## INFORMATION SHOWN
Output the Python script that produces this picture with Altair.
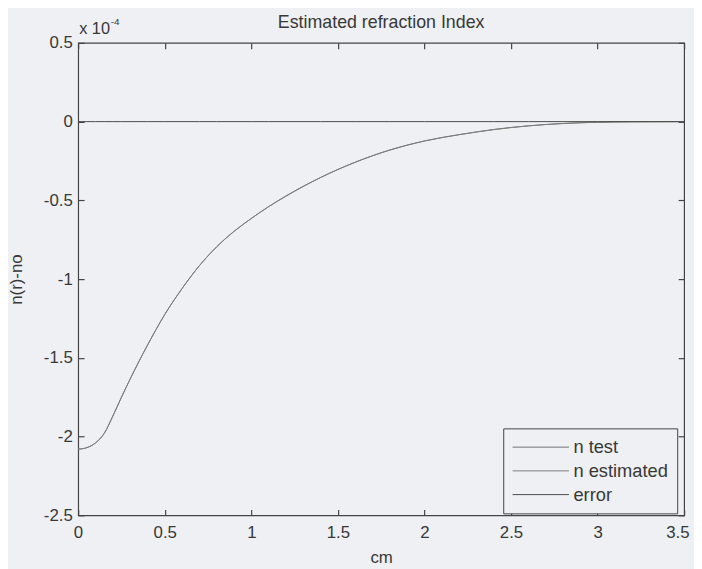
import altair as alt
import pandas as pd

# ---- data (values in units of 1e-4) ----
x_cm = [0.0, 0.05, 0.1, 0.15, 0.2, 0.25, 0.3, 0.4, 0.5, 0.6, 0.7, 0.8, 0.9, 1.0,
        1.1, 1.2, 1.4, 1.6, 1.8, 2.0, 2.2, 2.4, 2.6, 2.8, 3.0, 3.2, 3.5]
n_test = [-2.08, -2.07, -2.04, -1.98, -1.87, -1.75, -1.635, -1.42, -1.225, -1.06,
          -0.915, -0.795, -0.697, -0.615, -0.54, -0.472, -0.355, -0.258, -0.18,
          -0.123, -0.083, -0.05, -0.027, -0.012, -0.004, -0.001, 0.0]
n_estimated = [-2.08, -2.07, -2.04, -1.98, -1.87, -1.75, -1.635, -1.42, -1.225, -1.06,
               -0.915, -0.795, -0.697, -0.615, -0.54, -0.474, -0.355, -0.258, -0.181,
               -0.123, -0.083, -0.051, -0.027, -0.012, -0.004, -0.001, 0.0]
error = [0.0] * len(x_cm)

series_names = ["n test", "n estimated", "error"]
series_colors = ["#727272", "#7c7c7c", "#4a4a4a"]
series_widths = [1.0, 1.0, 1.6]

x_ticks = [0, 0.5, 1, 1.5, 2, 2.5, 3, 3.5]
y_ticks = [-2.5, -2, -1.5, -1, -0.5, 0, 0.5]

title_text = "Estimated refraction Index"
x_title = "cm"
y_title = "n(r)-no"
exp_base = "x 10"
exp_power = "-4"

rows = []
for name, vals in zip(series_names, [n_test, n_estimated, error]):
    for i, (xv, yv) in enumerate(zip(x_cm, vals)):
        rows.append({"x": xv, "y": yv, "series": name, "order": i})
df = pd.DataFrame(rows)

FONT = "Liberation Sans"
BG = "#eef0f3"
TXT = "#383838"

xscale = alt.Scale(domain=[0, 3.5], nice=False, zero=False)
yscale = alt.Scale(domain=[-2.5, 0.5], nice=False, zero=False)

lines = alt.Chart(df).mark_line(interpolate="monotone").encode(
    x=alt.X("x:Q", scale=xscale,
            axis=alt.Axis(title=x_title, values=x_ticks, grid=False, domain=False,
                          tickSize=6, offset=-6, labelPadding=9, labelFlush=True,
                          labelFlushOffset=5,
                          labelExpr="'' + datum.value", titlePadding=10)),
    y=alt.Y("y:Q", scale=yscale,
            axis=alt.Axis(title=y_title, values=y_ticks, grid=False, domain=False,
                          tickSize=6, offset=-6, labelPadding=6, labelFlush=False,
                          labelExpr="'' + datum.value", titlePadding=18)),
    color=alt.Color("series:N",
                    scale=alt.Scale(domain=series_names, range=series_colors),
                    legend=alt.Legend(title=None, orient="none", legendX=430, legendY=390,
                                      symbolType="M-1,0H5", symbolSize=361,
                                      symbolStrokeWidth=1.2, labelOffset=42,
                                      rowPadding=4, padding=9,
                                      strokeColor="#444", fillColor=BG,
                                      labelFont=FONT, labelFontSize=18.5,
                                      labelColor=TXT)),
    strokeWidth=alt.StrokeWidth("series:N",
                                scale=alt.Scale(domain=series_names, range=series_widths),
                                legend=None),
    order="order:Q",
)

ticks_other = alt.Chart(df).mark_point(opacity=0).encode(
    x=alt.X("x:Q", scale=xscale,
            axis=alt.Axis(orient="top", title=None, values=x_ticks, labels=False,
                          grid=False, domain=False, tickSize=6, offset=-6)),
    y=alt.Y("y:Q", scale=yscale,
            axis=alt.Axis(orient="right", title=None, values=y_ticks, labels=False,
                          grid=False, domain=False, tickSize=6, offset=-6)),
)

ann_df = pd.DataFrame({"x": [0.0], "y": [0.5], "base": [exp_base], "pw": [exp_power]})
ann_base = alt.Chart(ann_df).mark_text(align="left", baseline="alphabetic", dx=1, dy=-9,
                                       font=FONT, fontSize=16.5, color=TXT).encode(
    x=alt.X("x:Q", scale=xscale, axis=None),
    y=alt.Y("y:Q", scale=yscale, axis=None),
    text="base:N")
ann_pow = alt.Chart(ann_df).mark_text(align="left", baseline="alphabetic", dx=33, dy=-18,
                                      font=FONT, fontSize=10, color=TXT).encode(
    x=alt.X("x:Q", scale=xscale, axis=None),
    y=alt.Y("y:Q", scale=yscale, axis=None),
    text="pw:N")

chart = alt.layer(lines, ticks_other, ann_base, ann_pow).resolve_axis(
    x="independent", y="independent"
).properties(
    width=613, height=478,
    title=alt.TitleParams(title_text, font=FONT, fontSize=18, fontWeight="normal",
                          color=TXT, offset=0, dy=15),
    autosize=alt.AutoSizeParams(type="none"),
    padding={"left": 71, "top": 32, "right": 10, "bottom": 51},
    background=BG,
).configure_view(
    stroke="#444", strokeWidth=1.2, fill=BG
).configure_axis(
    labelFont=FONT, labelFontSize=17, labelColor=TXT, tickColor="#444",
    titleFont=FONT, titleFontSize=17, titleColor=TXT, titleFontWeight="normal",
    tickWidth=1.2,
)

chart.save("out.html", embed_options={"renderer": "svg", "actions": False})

## WHAT YOU ARE ASKED TO DO
From the opening line of the listing above through the line bearing "yscale = alt.Scale(domain=[-2.5, 0.5], nice=False, zero=False)", repeat each line exactly. Drop every picture.

## SOLUTION FOR THIS EXERCISE
Output the Python script that produces this picture with Altair.
import altair as alt
import pandas as pd

# ---- data (values in units of 1e-4) ----
x_cm = [0.0, 0.05, 0.1, 0.15, 0.2, 0.25, 0.3, 0.4, 0.5, 0.6, 0.7, 0.8, 0.9, 1.0,
        1.1, 1.2, 1.4, 1.6, 1.8, 2.0, 2.2, 2.4, 2.6, 2.8, 3.0, 3.2, 3.5]
n_test = [-2.08, -2.07, -2.04, -1.98, -1.87, -1.75, -1.635, -1.42, -1.225, -1.06,
          -0.915, -0.795, -0.697, -0.615, -0.54, -0.472, -0.355, -0.258, -0.18,
          -0.123, -0.083, -0.05, -0.027, -0.012, -0.004, -0.001, 0.0]
n_estimated = [-2.08, -2.07, -2.04, -1.98, -1.87, -1.75, -1.635, -1.42, -1.225, -1.06,
               -0.915, -0.795, -0.697, -0.615, -0.54, -0.474, -0.355, -0.258, -0.181,
               -0.123, -0.083, -0.051, -0.027, -0.012, -0.004, -0.001, 0.0]
error = [0.0] * len(x_cm)

series_names = ["n test", "n estimated", "error"]
series_colors = ["#727272", "#7c7c7c", "#4a4a4a"]
series_widths = [1.0, 1.0, 1.6]

x_ticks = [0, 0.5, 1, 1.5, 2, 2.5, 3, 3.5]
y_ticks = [-2.5, -2, -1.5, -1, -0.5, 0, 0.5]

title_text = "Estimated refraction Index"
x_title = "cm"
y_title = "n(r)-no"
exp_base = "x 10"
exp_power = "-4"

rows = []
for name, vals in zip(series_names, [n_test, n_estimated, error]):
    for i, (xv, yv) in enumerate(zip(x_cm, vals)):
        rows.append({"x": xv, "y": yv, "series": name, "order": i})
df = pd.DataFrame(rows)

FONT = "Liberation Sans"
BG = "#eef0f3"
TXT = "#383838"

xscale = alt.Scale(domain=[0, 3.5], nice=False, zero=False)
yscale = alt.Scale(domain=[-2.5, 0.5], nice=False, zero=False)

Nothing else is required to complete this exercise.